Tectonic fault lines are coming in handy for the East African country of Ethiopia. A new project is in the works to generate geothermal energy in the country, where only about 20 percent of the population has access to electricity.
Geothermal technology could generate thousands of megawatts of energy capacity for Ethiopia if all goes according to plan, which could go a long way toward helping the government bring power to the millions of homes -- mostly in rural areas -- that are currently off the grid.
It’s not that Ethiopia is particularly low on energy -- in fact, the country is an energy exporter thanks to its smart investments in hydroelectric power over the past several years. The real challenge involves expanding infrastructure so that the spoils of Ethiopia’s rapidly growing economy can reach the far-flung regions that were left behind while urban areas -- especially the capital, Addis Ababa -- have thrived.
Geothermal energy projects essentially convert heat -- originating form radioactive decay in the Earth’s core -- into energy. It is a clean and cost-effective way to generate electricity, though it is generally limited to areas where two or more tectonic plates meet.
Ethiopia is situated along the East African Rift, a zone of high tectonic activity where the African Plate is in the slow process of splitting into two. The long East African Rift Valley, which runs from Jordan down to Mozambique, is visible evidence of this split. So are the numerous volcanoes in the region, including the famous Mount Kilimanjaro -- technically a dormant volcano -- in northern Tanzania.
The region is a prime location for massive geothermal energy -- and Ethiopia has a precedent right next door. Kenya has found great success with its own geothermal projects -- it is the biggest geothermal producer on the continent with an installed capacity of more than 212 megawatts, according to Bloomberg.
Ethiopia will follow suit with help from the World Bank and the African Development Bank, which are working together to boost geothermal research and production all across the East African Rift Valley.
The World Bank has already granted US$40 million to Ethiopia in order to spur renewable energy projects, according to The Guardian. For geothermal projects now under way, that money is being used mainly for exploration -- if it shows promise, private investors will be invited to develop geothermal facilities. Success could lead to more grants from the World Bank.
This is just one more sign of Ethiopia’s great potential, which has become increasingly evident over the past several years. Economic growth and political stability make the nation an encouraging role model to its neighbors in the volatile Horn of Africa. Addis Ababa is home to the headquarters of the African Union, making it a popular meeting spot for dignitaries from the whole continent. Ethiopian exports are growing by about 50 percent each year, helped by a devaluation of the national currency. Foreign loans for agricultural and infrastructural improvements are on the upswing. The poverty rate has fallen consistently over the past several years, though it still presents a serious problem at about 29 percent.
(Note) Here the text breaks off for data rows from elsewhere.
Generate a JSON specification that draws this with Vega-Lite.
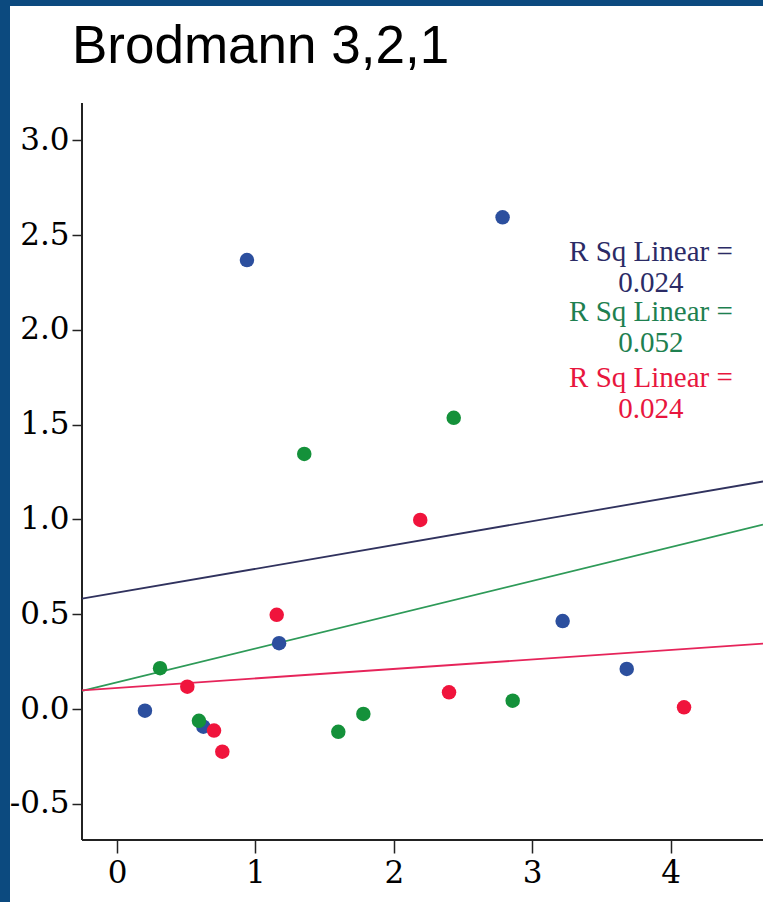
{
  "$schema": "https://vega.github.io/schema/vega-lite/v6.json",
  "width": 753,
  "height": 896,
  "autosize": {"type": "none"},
  "padding": {"left": 10, "top": 6, "right": 0, "bottom": 0},
  "background": "#0c4a7f",
  "config": {
    "view": {"fill": "white", "stroke": null},
    "axis": {"grid": false, "domain": false, "title": null, "labelColor": "black", "tickColor": "#222222", "tickWidth": 1.5, "labelFont": "DejaVu Serif"}
  },
  "title": {
    "text": "Brodmann 3,2,1",
    "anchor": "start",
    "frame": "group",
    "orient": "top",
    "offset": -110,
    "dx": 62,
    "font": "Liberation Sans",
    "fontSize": 53,
    "fontWeight": "normal",
    "color": "black",
    "baseline": "alphabetic"
  },
  "datasets": {
    "points": [
      {"group": "Group 1", "x": 0.202, "y": -0.009},
      {"group": "Group 1", "x": 0.939, "y": 2.368},
      {"group": "Group 1", "x": 0.624, "y": -0.093},
      {"group": "Group 1", "x": 1.171, "y": 0.347},
      {"group": "Group 1", "x": 2.786, "y": 2.593},
      {"group": "Group 1", "x": 3.220, "y": 0.464},
      {"group": "Group 1", "x": 3.683, "y": 0.211},
      {"group": "Group 2", "x": 0.311, "y": 0.215},
      {"group": "Group 2", "x": 0.592, "y": -0.062},
      {"group": "Group 2", "x": 1.353, "y": 1.345},
      {"group": "Group 2", "x": 1.599, "y": -0.120},
      {"group": "Group 2", "x": 1.780, "y": -0.026},
      {"group": "Group 2", "x": 2.433, "y": 1.536},
      {"group": "Group 2", "x": 2.859, "y": 0.044},
      {"group": "Group 3", "x": 0.508, "y": 0.118},
      {"group": "Group 3", "x": 0.701, "y": -0.114},
      {"group": "Group 3", "x": 0.761, "y": -0.225},
      {"group": "Group 3", "x": 1.154, "y": 0.497},
      {"group": "Group 3", "x": 2.191, "y": 0.997},
      {"group": "Group 3", "x": 2.399, "y": 0.088},
      {"group": "Group 3", "x": 4.097, "y": 0.009}
    ],
    "one": [{}]
  },
  "layer": [
    {
      "data": {"name": "one"},
      "mark": {"type": "rule", "color": "#222222", "strokeWidth": 2},
      "encoding": {
        "x": {"datum": -0.2529, "type": "quantitative", "scale": {"domain": [-0.7731, 4.6676], "nice": false, "zero": false}},
        "y": {"datum": -0.6909, "type": "quantitative", "scale": {"domain": [-1.0179, 3.7078], "nice": false, "zero": false}},
        "y2": {"datum": 3.196}
      }
    },
    {
      "data": {"name": "one"},
      "mark": {"type": "rule", "color": "#222222", "strokeWidth": 2},
      "encoding": {
        "x": {"datum": -0.2529, "type": "quantitative"},
        "x2": {"datum": 4.6676},
        "y": {"datum": -0.6909, "type": "quantitative"}
      }
    },
    {
      "data": {"name": "points"},
      "transform": [{"regression": "y", "on": "x", "groupby": ["group"], "extent": [-0.2529, 4.6676]}],
      "mark": {"type": "line", "strokeWidth": 1.8},
      "encoding": {
        "x": {"field": "x", "type": "quantitative"},
        "y": {"field": "y", "type": "quantitative"},
        "stroke": {"field": "group", "type": "nominal", "scale": {"domain": ["Group 1", "Group 2", "Group 3"], "range": ["#30325e", "#2e9a58", "#e6245a"]}, "legend": null}
      }
    },
    {
      "data": {"name": "points"},
      "mark": {"type": "circle", "size": 210, "opacity": 1},
      "encoding": {
        "x": {"field": "x", "type": "quantitative", "axis": {"values": [0, 1, 2, 3, 4], "offset": -62, "tickSize": 13, "labelFontSize": 31, "labelPadding": 5, "format": "d"}},
        "y": {"field": "y", "type": "quantitative", "axis": {"values": [-0.5, 0, 0.5, 1, 1.5, 2, 2.5, 3], "offset": -72, "tickSize": 10, "labelFontSize": 31, "labelPadding": 3, "labelExpr": "datum.value < 0 ? '-' + format(-datum.value, '.1f') : format(datum.value, '.1f')"}},
        "fill": {"field": "group", "type": "nominal", "scale": {"domain": ["Group 1", "Group 2", "Group 3"], "range": ["#2c4f9e", "#14913a", "#f0143c"]}, "legend": null}
      }
    },
    {
      "data": {"name": "one"},
      "mark": {"type": "text", "font": "Liberation Serif", "fontSize": 29, "align": "center", "baseline": "middle", "lineHeight": 31, "color": "#2b2b66"},
      "encoding": {
        "x": {"datum": 3.858, "type": "quantitative"},
        "y": {"datum": 2.41, "type": "quantitative"},
        "text": {"value": ["R Sq Linear =", "0.024"]}
      }
    },
    {
      "data": {"name": "one"},
      "mark": {"type": "text", "font": "Liberation Serif", "fontSize": 29, "align": "center", "baseline": "middle", "lineHeight": 31, "color": "#1e8050"},
      "encoding": {
        "x": {"datum": 3.858, "type": "quantitative"},
        "y": {"datum": 2.094, "type": "quantitative"},
        "text": {"value": ["R Sq Linear =", "0.052"]}
      }
    },
    {
      "data": {"name": "one"},
      "mark": {"type": "text", "font": "Liberation Serif", "fontSize": 29, "align": "center", "baseline": "middle", "lineHeight": 31, "color": "#e8163e"},
      "encoding": {
        "x": {"datum": 3.858, "type": "quantitative"},
        "y": {"datum": 1.746, "type": "quantitative"},
        "text": {"value": ["R Sq Linear =", "0.024"]}
      }
    }
  ]
}
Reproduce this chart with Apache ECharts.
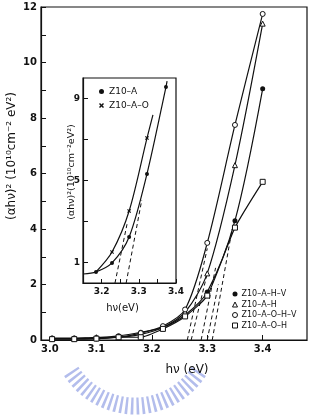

Renewable energy in particular is an arena where sub-Saharan African countries have a chance to shine. Widespread underdevelopment gives the region a paradoxical advantage, since alternative energy initiatives can start from scratch in many cases, skipping the retrofitting that industrialized states will have to undergo in order to modernize.
Africa is already starting to see the ill effects of global climate change, so it has great incentive to get serious about alternative energy resources. And now that Ethiopia is joining other clean energy pioneers like Kenya and Ghana, it could yield long-term benefits for the entire continent.